Research Experiences for Undergraduate (REU) programs – sponsored by the National Science Foundation -- are popular across the nation, and appear in several formats at Virginia Tech. In the program, undergraduate students showing an interest in graduate school are paired with a university faculty member and work during the summer for a block of several weeks on a particular research project.

The program differs itself from other REUs because of its focus on diversity, bringing students from predominately black or female universities in Virginia and North Carolina to Virginia Tech. Scott McCrickard, an associate professor in computer science, and Woodrow Winchester III, an assistant professor in the Grado Department of Industrial and Systems Engineering, formed the summer program in 2006.

Partner schools in the program include Bennett College, North Carolina A&T State University, Hollins University, and Norfolk State University, with some other schools participating on a less frequent scale. Virginia Tech undergraduate students also participate. It’s this multi-university partnership distinction that sets the REU program apart from others.

“The partner schools set our program apart -- particularly partnering with multiple minority-serving institutions,” McCrickard said. “I’ve seen some pairings of schools, but nothing else on our scale.”

Winchester himself is a three-time graduate of A&T, earning his bachelor’s and master’s degrees in industrial engineering, and doctoral degree in industrial and systems engineering-human machine systems engineering from the university.

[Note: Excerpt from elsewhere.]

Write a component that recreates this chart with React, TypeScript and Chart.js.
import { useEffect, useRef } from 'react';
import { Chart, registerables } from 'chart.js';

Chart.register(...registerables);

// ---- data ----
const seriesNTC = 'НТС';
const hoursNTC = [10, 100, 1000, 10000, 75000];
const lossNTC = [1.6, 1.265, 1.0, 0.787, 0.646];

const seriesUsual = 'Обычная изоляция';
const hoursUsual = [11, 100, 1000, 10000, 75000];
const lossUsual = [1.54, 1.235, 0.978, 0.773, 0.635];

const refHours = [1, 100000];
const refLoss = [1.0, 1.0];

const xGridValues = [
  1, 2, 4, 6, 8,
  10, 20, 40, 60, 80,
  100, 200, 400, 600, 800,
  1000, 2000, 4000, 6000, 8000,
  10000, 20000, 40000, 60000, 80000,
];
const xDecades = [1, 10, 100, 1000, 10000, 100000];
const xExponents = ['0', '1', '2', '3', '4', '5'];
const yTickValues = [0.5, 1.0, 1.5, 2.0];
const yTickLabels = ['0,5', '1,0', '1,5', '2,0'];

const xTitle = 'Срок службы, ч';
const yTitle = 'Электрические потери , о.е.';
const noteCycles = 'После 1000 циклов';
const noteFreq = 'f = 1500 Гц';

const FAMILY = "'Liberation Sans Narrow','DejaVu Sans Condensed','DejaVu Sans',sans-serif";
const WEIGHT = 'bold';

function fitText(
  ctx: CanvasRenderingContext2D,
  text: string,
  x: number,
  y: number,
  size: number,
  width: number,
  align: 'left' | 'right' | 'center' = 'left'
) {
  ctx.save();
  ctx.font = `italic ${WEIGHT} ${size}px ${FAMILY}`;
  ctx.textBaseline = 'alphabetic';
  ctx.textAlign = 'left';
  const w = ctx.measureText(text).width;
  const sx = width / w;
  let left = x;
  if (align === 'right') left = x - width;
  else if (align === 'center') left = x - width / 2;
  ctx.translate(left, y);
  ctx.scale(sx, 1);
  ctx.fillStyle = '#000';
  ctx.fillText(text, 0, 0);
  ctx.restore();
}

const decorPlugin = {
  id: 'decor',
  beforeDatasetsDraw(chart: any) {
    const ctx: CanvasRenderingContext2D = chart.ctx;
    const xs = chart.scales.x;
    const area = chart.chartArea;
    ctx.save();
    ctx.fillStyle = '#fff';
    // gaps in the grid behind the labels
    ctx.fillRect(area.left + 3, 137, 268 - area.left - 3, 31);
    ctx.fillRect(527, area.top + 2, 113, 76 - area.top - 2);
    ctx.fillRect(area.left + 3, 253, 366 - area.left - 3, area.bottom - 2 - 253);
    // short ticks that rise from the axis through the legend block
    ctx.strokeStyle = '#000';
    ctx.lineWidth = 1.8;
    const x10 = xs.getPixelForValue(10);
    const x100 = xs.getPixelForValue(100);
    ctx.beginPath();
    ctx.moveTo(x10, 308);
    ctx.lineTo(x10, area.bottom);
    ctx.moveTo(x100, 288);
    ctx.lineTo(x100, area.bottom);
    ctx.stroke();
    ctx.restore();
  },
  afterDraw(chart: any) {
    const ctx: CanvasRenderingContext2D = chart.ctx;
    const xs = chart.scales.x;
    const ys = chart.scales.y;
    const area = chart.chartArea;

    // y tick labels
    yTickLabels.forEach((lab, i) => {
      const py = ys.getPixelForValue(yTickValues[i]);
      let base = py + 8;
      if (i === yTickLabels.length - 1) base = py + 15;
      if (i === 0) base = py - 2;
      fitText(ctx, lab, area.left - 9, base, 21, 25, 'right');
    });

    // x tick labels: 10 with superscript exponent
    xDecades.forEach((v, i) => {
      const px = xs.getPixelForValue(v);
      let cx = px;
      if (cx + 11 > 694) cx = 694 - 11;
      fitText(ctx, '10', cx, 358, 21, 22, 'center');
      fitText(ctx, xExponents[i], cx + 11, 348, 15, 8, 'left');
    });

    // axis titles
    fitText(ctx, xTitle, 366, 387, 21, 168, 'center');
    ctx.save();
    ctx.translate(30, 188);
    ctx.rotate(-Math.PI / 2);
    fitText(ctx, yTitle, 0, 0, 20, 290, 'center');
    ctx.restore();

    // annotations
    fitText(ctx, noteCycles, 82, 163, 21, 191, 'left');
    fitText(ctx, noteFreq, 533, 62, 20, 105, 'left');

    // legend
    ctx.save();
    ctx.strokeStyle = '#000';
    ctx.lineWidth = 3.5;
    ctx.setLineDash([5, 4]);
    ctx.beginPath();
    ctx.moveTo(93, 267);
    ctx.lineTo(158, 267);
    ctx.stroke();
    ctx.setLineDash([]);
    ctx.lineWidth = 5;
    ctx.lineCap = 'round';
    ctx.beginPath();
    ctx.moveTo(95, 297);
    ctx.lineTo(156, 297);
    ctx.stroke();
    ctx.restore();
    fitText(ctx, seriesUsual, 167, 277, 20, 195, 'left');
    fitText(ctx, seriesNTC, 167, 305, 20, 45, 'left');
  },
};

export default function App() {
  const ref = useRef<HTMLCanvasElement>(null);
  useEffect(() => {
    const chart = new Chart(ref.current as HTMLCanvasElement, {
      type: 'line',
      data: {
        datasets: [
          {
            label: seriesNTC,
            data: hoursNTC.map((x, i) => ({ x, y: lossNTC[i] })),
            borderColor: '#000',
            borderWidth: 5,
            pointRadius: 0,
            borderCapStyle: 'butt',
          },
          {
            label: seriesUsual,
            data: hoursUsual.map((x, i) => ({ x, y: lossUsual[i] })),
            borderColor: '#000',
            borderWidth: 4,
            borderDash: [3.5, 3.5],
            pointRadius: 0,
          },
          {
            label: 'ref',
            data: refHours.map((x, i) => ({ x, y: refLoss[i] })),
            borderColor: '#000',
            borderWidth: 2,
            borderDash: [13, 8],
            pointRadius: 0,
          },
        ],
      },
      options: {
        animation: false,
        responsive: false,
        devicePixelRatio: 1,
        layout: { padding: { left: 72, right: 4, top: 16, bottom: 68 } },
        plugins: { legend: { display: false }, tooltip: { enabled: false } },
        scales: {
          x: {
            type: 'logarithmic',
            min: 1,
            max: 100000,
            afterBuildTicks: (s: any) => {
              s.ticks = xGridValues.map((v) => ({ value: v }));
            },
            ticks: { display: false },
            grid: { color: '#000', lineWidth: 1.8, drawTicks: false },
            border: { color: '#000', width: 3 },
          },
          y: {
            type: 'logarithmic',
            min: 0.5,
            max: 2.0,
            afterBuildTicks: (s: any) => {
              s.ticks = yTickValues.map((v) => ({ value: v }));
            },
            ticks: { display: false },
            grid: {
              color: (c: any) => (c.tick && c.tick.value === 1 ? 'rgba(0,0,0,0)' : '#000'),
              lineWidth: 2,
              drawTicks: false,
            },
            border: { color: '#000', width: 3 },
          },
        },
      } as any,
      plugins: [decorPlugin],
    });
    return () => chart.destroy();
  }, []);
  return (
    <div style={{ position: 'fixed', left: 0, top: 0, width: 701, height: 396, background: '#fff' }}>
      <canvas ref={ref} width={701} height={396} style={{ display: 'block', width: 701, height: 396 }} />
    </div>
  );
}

Some participants – there are 25 this year – hail from India, Haiti, and Puerto Rico. Students are given housing on campus, meals, and a stipend, with funding coming from the National Science Foundation, Virginia Tech, or other sources such as foundations and educational programs. Several faculty members from the four partner universities also have teamed with Virginia Tech faculty on research projects.

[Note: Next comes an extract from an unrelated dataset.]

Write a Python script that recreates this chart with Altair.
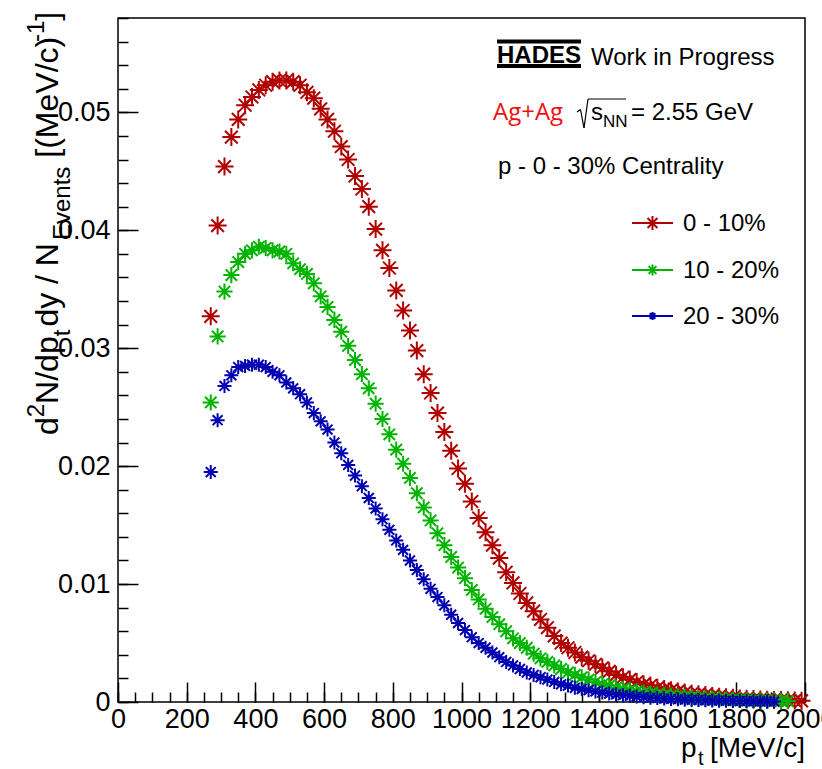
import altair as alt
import pandas as pd

# ---------------- data ----------------
pt_start = 270   # MeV/c, centre of first bin
pt_step = 20     # MeV/c, bin width

red_0_10 = [
    0.0327, 0.0404, 0.0454, 0.0479, 0.0494, 0.0506, 0.0513, 0.0519, 0.0523, 0.0526,
    0.0527, 0.0527, 0.0526, 0.0523, 0.0517, 0.0512, 0.0503, 0.0494, 0.0484, 0.0471,
    0.0460, 0.0446, 0.0435, 0.0420, 0.0401, 0.0383, 0.0368, 0.0349, 0.0332, 0.0315,
    0.0298, 0.0278, 0.0262, 0.0245, 0.0229, 0.0213, 0.0198, 0.0185, 0.0170, 0.0156,
    0.0144, 0.0133, 0.0122, 0.0110, 0.0101, 0.0092, 0.0084, 0.0077, 0.0070, 0.0063,
    0.0056, 0.0050, 0.0046, 0.0042, 0.0038, 0.0035, 0.0032, 0.0029, 0.0026, 0.0023,
    0.0021, 0.0019, 0.0017, 0.0015, 0.0014, 0.0012, 0.0011, 0.0010, 0.0009, 0.0008,
    0.0007, 0.00065, 0.0006, 0.0005, 0.00045, 0.0004, 0.00035, 0.0003, 0.00028, 0.00025,
    0.00022, 0.0002, 0.00018, 0.00016, 0.00014, 0.00012, 0.0001,
]
green_10_20 = [
    0.0254, 0.0310, 0.0348, 0.0362, 0.0373, 0.0380, 0.0383, 0.0386, 0.0385, 0.0383,
    0.0382, 0.0380, 0.0372, 0.0367, 0.0363, 0.0355, 0.0344, 0.0335, 0.0324, 0.0314,
    0.0302, 0.0290, 0.0278, 0.0266, 0.0253, 0.0240, 0.0227, 0.0214, 0.0202, 0.0190,
    0.0177, 0.0165, 0.0154, 0.0143, 0.0133, 0.0123, 0.0114, 0.0105, 0.0095, 0.0087,
    0.0079, 0.0072, 0.0066, 0.0060, 0.0054, 0.0050, 0.0046, 0.0041, 0.0037, 0.0034,
    0.0031, 0.0028, 0.0025, 0.0023, 0.0021, 0.0019, 0.0017, 0.0015, 0.0014, 0.0012,
    0.0011, 0.0010, 0.0009, 0.0008, 0.00072, 0.00065, 0.00058, 0.00052, 0.00046, 0.00041,
    0.00037, 0.00033, 0.0003, 0.00027, 0.00024, 0.00021, 0.00019, 0.00017, 0.00015, 0.00013,
    0.00012, 0.00011, 0.0001, 0.00009, 0.00008,
]
blue_20_30 = [
    0.0195, 0.0239, 0.0268, 0.0277, 0.0284, 0.0285, 0.0286, 0.0286, 0.0284, 0.0280,
    0.0277, 0.0271, 0.0266, 0.0261, 0.0254, 0.0245, 0.0238, 0.0231, 0.0220, 0.0211,
    0.0201, 0.0192, 0.0183, 0.0173, 0.0164, 0.0155, 0.0146, 0.0137, 0.0129, 0.0120,
    0.0112, 0.0104, 0.0096, 0.0089, 0.0082, 0.0074, 0.0067, 0.0061, 0.0055, 0.0050,
    0.0046, 0.0042, 0.0038, 0.0034, 0.0031, 0.0028, 0.0025, 0.0023, 0.0021, 0.0019,
    0.0017, 0.0015, 0.0014, 0.0012, 0.0011, 0.0010, 0.0009, 0.0008, 0.00072, 0.00065,
    0.00058, 0.00052, 0.00046, 0.00041, 0.00037, 0.00033, 0.00029, 0.00026, 0.00023, 0.0002,
    0.00018, 0.00016, 0.00014, 0.00012, 0.00011, 0.0001, 0.00009, 0.00008, 0.00007, 0.00006,
    0.00005, 0.00005, 0.00004,
]

series_names = ["0 - 10%", "10 - 20%", "20 - 30%"]
series_colors = ["#b00000", "#00b400", "#0000b0"]
marker_sizes = [324, 196, 121]
legend_marker_sizes = [196, 121, 64]

x_ticks = list(range(0, 2001, 200))
x_minor = list(range(0, 2001, 50))
y_ticks = [0, 0.01, 0.02, 0.03, 0.04, 0.05]
y_minor = [round(i * 0.002, 3) for i in range(0, 30)]

rows = []
for name, vals in zip(series_names, [red_0_10, green_10_20, blue_20_30]):
    for k, v in enumerate(vals):
        rows.append({"pt": pt_start + pt_step * k, "dn": v, "series": name})
df = pd.DataFrame(rows)

# ---------------- styling ----------------
FONT = "Liberation Sans"
STAR = "M-1,0L1,0M0,-1L0,1M-0.7071,-0.7071L0.7071,0.7071M-0.7071,0.7071L0.7071,-0.7071"
OX, OY = 118, 18          # plot origin on the canvas
W, H = 687, 684

xscale = alt.Scale(domain=[0, 2000], nice=False, zero=False)
yscale = alt.Scale(domain=[0, 0.058], nice=False, zero=False)
color = alt.Color("series:N", scale=alt.Scale(domain=series_names, range=series_colors), legend=None)

x_axis_major = alt.Axis(
    orient="bottom", values=x_ticks, format="d", offset=-20, tickSize=20, tickWidth=1.5,
    tickColor="black", domain=False, grid=False, labelFont=FONT, labelFontSize=27,
    labelColor="black", labelPadding=4, labelOverlap=False, labelFlush=False, title=None,
)
y_axis_major = alt.Axis(
    orient="left", values=y_ticks, offset=-20, tickSize=20, tickWidth=1.5,
    tickColor="black", domain=False, grid=False, labelFont=FONT, labelFontSize=27,
    labelColor="black", labelPadding=8, labelOverlap=False, labelFlush=False, title=None,
    labelExpr="datum.value == 0 ? '0' : format(datum.value, '.2f')",
)
x_axis_minor = alt.Axis(
    orient="bottom", values=x_minor, offset=-10, tickSize=10, tickWidth=1.5,
    tickColor="black", domain=False, grid=False, labels=False, title=None,
)
y_axis_minor = alt.Axis(
    orient="left", values=y_minor, offset=-10, tickSize=10, tickWidth=1.5,
    tickColor="black", domain=False, grid=False, labels=False, title=None,
)

points = alt.Chart(df).mark_point(shape=STAR, filled=False, strokeWidth=2, opacity=1).encode(
    x=alt.X("pt:Q", scale=xscale, axis=x_axis_major),
    y=alt.Y("dn:Q", scale=yscale, axis=y_axis_major),
    color=color,
    size=alt.Size("series:O", scale=alt.Scale(domain=series_names, range=marker_sizes), legend=None),
)
minor = alt.Chart(df).mark_point(opacity=0).encode(
    x=alt.X("pt:Q", scale=xscale, axis=x_axis_minor),
    y=alt.Y("dn:Q", scale=yscale, axis=y_axis_minor),
)

one = pd.DataFrame({"k": [0]})


def label(text, x, y, size=24, color="black", align="left", baseline="alphabetic",
          angle=0, font=FONT, weight="normal"):
    kw = dict(text=text, align=align, baseline=baseline, fontSize=size, font=font,
              color=color, fontWeight=weight)
    if angle:
        kw["angle"] = angle
    return alt.Chart(one).mark_text(**kw).encode(x=alt.value(x - OX), y=alt.value(y - OY))


def seg(x1, y1, x2, y2, color="black", width=1.5):
    return alt.Chart(one).mark_rule(color=color, strokeWidth=width).encode(
        x=alt.value(x1 - OX), y=alt.value(y1 - OY), x2=alt.value(x2 - OX), y2=alt.value(y2 - OY)
    )


deco = []
# HADES logo + header
deco += [
    seg(497, 41.5, 581, 41.5, width=4),
    seg(497, 66, 581, 66, width=4),
    label("HADES", 539, 62.5, size=24, align="center", weight="bold"),
    label("Work in Progress", 591, 65, size=24),
    label("Ag+Ag", 493, 120, size=24, color="#ee1111", font="Open Sans"),
    seg(577, 112, 580.5, 109.5, width=1.2),
    seg(580.5, 109.5, 584, 128, width=1.2),
    seg(584, 128, 588, 99, width=1.2),
    seg(588, 99, 626, 99, width=1.2),
    label("s", 591, 120, size=24),
    label("NN", 603, 127, size=17),
    label("= 2.55 GeV", 631, 120, size=24),
    label("p - 0 - 30% Centrality", 498, 174, size=24),
]
# legend
for name, c, s, yy in zip(series_names, series_colors, legend_marker_sizes, [223, 270, 316]):
    deco += [
        seg(632, yy, 673, yy, color=c, width=2),
        alt.Chart(one).mark_point(shape=STAR, filled=False, strokeWidth=2, color=c, size=s, opacity=1)
        .encode(x=alt.value(652.5 - OX), y=alt.value(yy - OY)),
        label(name, 683, yy + 1, size=24, baseline="middle"),
    ]
# x-axis title: p_t [MeV/c]
deco += [
    label("p", 681, 757, size=28),
    label("t", 698, 765, size=20),
    label("[MeV/c]", 805, 757, size=28, align="right"),
]
# y-axis title: d^2N/dp_t dy / N_Events [(MeV/c)^-1]
MB, SB, PB = 58, 70, 44
deco += [
    label("d", MB, 435, size=32, angle=270),
    label("2", PB, 417.2, size=24, angle=270),
    label("N/dp", MB, 403.9, size=32, angle=270),
    label("t", SB, 336.3, size=24, angle=270),
    label("dy / N", MB, 326.6, size=32, angle=270),
    label("Events", SB, 240.0, size=24, angle=270),
    label("[(MeV/c)", MB, 157.7, size=32, angle=270),
    label("-1", PB, 42.1, size=24, angle=270),
    label("]", MB, 20.8, size=32, angle=270),
]

chart = (
    alt.layer(minor, points, *deco)
    .resolve_axis(x="independent", y="independent")
    .properties(
        width=W, height=H,
        padding={"left": OX, "top": OY, "right": 822 - OX - W, "bottom": 769 - OY - H},
        autosize=alt.AutoSizeParams(type="none"),
        background="white",
    )
    .configure_view(stroke="black", strokeWidth=1.5)
)

chart.save("out.html", embed_options={"renderer": "svg", "actions": False})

The program also is distinguished because of its dedication to human computer interaction, a far-ranging science mapping out how people interact with computers and other technologies. If you’ve use a laptop, digital coffee maker or programmed the radio in your new car, you’ve dabbled with human computer interaction science.

This year’s research projects include everything from creating an i-Phone application to control the utilities of a futuristic house, and early lab work that could place computer graphics and fonts on the glass of car windshields and eyewear. All of the projects fall under the realm of Virginia Tech’s Center for Human-Computer Interaction, while touching far ranging topics of music, English, and dairy farming.

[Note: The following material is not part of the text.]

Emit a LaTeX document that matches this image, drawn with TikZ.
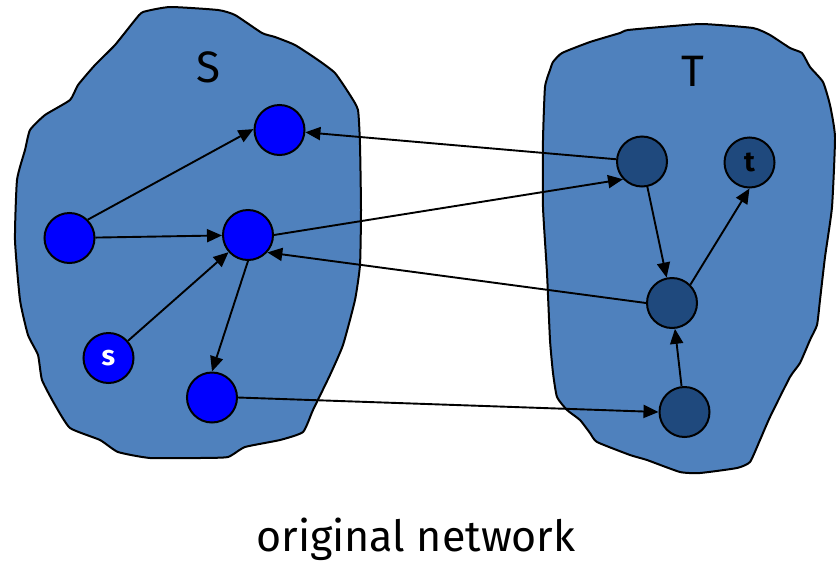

McCrickard and Winchester call the program a win-win situation not only for Virginia Tech itself, but the participating students as well. Dozens of Virginia Tech faculty members normally have summer research projects, and need research assistants to help complete that work.

Often, funding or availability of graduate students is not at the ready, or an additional assistant is needed. The program provides that help in the form of undergraduate students who generally – but not exclusively – are women and/or are from under-represented minority groups within the field of engineering.

Participants who enjoy the experience may decide to proceed with graduate school at Virginia Tech, or another university depending upon their preference for location, size, and program. “Some find out that graduate school is not for them,” McCrickard added. “It’s better to know as an undergraduate then as after you’re a graduate student.”

“It’s been a really good program,” said Erik Irvin-Williams, a junior majoring in computer science at Norfolk State. “I’m learning things about graduate school that I didn’t know about. In the past, I had thought about graduate school, but I did not know how to look for a graduate school or know how to find out about a graduate school.”

Nudging Williams toward graduate school is the belief that he will earn more money with a better degree once he enters the work force. Although the program – which he calls well organized --hasn’t definitively solidified Williams’ choice to attend graduate school, it “has swayed [his] decision.”

Williams is helping to write an interface software program for an i-Phone application that would help control the solar panels and additional system on the Virginia Tech Solar Decathlon house. Work has been done on ease of use, how the application’s function would connect to the server built into the home that controls those same functions, and how the commands can be made from outside the home.

“If I go to graduate school, I have to say this program has helped me decide that I would definitely apply to Virginia Tech. This is one of the graduate schools that I would go to,” said Williams, who is from Pittsburgh.

Jason Zedlitz, a senior from Sacramento majoring in industrial and systems engineering, already was interested in graduate school before joining this summer’s REU program. “If the first experience in research was this program, I would say that I would have probably been very influenced to go to grad school,” he said. “My first research experience was similar to this and was partly responsible for my motivation. With that said, I would say that REU did help me explore different options that would have been very difficult on my own.”

Zedlitz is working on a project headed by Joe Gabbard, a senior research associate with the Virginia Tech Center for Human-Computer Interaction, that one day could put computer graphics – fonts, images, even facial-recognition data -- on anything from car windshields to goggles and eyeglasses

When a participating student opts for graduate school, “[i]t really demonstrates that the program is working -- facilitating the connections, providing the experiences and exposures that allow students to craft and explore their research interests,” Winchester said.

The roster of 25 students is the program’s highest turnout in its four-year history. Part of the reason: The slow economy pushed companies and other institutions to cut back on summer job hiring or internships, which, in turn, funneled some of these students into such summer programs to gain research experience. This has raised the level of knowledge among this year’s batch of students, Winchester said.

At a July 16 symposium, student participants presented white papers and posters on their research work to faculty and staff from Virginia Tech and their university.